MACKY SALL SUR LA CORDE RAIDE
Entre récession économique annoncée et incertitudes sur la situation sécuritaire dans la sous-région, les défis du président sont immenses. Y parviendra-t-il avec une concentration excessive des pouvoirs entre les mains ?

La posture du président Macky Sall, depuis l’adoption en mai 2019 par l’Assemblée nationale d’une loi constitutionnelle supprimant le poste de Premier ministre, fait débat. En première ligne sur toutes les grandes controverses, notamment celles liées à la gestion quotidienne de la pandémie de Covid-19, le Président sénégalais est assailli de toutes parts. Obligé même d’intervenir pour mettre la pression sur son beau-frère de ministre en charge de la distribution des vivres aux populations impactées par le Covid-19.
«C’est le choix du Président de la République de ne pas être en deuxième ou troisième ligne. En tant que clef de voûte de nos institutions, il ne peut être qu’en première ligne. C’est son option. Mais il a des collaborateurs qui l’aident avec dévouement et efficacité. Et ça donne des résultats», répond Abdou Mbow, porte-parole adjoint du parti présidentiel interrogé par Sputnik.
Selon Mbow, par ailleurs premier vice-président de l’Assemblée nationale, le Président Sall s’en tiendra à cette ligne aussi longtemps qu’il en verra la nécessité. «L’idée de ramener le poste de Premier ministre ou de procéder à un remaniement gouvernemental dépend exclusivement de lui et de lui seul.» Un son de cloche qui ne fait pas l’unanimité.
«Continuer à rester sans Premier ministre est un risque qui expose le Président de la République.

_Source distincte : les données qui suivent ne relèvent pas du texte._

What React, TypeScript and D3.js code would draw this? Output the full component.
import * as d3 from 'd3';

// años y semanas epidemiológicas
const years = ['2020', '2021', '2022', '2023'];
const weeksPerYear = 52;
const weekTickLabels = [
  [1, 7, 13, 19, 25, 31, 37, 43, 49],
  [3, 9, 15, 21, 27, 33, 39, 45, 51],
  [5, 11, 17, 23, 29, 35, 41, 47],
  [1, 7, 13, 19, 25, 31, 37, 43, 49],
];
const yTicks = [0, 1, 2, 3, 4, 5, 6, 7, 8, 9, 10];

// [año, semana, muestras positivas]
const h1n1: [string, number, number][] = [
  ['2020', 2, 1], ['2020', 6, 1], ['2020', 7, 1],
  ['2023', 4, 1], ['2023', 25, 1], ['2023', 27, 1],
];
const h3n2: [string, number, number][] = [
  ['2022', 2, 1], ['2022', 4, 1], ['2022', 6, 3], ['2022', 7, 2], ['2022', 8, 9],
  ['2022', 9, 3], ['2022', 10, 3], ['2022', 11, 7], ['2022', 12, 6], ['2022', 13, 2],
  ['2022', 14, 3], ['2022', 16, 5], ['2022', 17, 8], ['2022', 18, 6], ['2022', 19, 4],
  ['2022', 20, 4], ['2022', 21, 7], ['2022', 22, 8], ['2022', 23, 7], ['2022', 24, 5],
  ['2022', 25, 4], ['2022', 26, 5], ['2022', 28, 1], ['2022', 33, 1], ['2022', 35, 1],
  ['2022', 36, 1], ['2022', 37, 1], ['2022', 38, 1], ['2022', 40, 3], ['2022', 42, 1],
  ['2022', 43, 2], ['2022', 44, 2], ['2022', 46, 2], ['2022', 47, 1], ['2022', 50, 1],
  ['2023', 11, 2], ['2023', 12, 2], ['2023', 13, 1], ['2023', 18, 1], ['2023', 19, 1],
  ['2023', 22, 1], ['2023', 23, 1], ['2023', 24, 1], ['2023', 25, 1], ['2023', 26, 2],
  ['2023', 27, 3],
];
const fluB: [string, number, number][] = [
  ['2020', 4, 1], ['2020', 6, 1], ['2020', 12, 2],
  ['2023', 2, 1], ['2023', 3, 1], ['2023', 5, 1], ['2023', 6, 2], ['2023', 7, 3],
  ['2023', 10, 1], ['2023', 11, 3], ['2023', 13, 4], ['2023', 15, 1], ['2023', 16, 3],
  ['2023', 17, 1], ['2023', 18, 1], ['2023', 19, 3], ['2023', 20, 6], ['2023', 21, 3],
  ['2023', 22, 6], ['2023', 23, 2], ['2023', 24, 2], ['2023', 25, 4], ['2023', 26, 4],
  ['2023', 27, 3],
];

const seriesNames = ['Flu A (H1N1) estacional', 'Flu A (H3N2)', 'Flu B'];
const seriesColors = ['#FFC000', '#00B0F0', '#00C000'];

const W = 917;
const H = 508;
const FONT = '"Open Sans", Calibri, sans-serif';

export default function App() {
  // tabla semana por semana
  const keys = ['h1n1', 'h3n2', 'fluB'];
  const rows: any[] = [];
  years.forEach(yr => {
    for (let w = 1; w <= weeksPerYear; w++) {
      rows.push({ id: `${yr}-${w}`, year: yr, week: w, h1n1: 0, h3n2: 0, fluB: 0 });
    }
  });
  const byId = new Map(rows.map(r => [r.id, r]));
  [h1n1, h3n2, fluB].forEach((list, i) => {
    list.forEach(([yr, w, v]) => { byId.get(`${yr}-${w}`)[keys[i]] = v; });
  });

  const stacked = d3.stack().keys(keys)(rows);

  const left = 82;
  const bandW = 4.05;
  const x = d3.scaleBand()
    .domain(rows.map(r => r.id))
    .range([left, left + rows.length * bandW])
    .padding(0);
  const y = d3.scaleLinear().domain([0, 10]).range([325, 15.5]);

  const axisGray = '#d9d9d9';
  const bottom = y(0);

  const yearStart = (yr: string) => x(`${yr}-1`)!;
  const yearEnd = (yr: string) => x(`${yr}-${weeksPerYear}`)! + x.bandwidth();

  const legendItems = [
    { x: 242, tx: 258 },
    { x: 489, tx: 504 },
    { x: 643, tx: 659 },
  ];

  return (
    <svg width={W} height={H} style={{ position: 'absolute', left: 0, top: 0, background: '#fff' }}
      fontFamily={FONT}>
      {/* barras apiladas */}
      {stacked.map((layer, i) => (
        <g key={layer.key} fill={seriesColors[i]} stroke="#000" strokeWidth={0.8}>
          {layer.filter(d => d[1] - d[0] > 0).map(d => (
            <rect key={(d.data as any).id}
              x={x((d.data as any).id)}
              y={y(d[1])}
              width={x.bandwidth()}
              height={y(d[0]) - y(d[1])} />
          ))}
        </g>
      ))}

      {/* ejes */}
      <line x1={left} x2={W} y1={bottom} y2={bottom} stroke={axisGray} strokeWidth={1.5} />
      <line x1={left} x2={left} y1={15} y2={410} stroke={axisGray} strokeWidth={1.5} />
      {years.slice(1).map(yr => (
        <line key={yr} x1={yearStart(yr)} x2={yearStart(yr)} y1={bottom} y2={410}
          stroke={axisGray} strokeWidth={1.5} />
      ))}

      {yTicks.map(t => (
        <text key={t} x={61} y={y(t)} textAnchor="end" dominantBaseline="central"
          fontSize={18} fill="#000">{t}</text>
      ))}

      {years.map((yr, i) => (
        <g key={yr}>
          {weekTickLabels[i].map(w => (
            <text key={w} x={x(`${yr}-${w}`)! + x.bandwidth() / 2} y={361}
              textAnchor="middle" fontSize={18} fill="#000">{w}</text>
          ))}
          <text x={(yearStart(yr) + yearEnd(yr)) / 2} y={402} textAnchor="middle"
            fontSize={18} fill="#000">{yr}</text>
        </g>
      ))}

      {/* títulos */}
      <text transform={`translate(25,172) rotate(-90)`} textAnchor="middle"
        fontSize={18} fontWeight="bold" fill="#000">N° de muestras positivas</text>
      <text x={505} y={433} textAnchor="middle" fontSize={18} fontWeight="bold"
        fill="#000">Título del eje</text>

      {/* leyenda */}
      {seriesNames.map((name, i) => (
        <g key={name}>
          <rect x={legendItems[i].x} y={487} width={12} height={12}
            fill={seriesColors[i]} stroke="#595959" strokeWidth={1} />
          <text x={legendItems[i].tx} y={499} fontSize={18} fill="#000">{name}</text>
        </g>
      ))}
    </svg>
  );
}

En lieu et place de la concentration des pouvoirs, l’option de déléguer plus de responsabilités existe. Elle a l’avantage de protéger le chef. Tout système a besoin de fusibles», indique à Sputnik Patrice Sané, militant du parti présidentiel et membre des cadres dudit parti.
La suppression du poste de Premier ministre avait été expliquée par le souci du Président Sall d’accélérer la mise en œuvre des projets et programmes de l’État en éliminant les lenteurs et les blocages dans l’administration. Elle tenait compte, aussi, des rapports difficiles entre l’ex-Premier ministre Abdallah Dionne et plusieurs ministres au cours du mandat présidentiel 2012-2019. Le «fast-track» est ainsi arrivé pour remettre les choses à l’endroit. Mais le doute persiste sur son succès.
«La vitesse n’est pas un gage d’efficacité ni de qualité. Le slogan "fast-track" est-il d’ailleurs bien choisi s’il est rapproché de "fast-food" qui renvoie à "manger vite et manger mal"? La concentration et la personnalisation excessives du pouvoir entre les mains du Président nuisent au bon fonctionnement du travail gouvernemental», écrit dans le journal Sud Quotidien le docteur Maurice Dione, enseignant-chercheur en sciences politiques à l’université Gaston Berger de Saint-Louis.
Cette verticalité du pouvoir sans un Premier ministre agissant en coordonnateur de l’activité gouvernementale est d’autant plus difficile à perpétuer que Macky Sall entretient lui-même l’incertitude sur ses intentions par rapport à un troisième mandat à la tête du pays en 2024.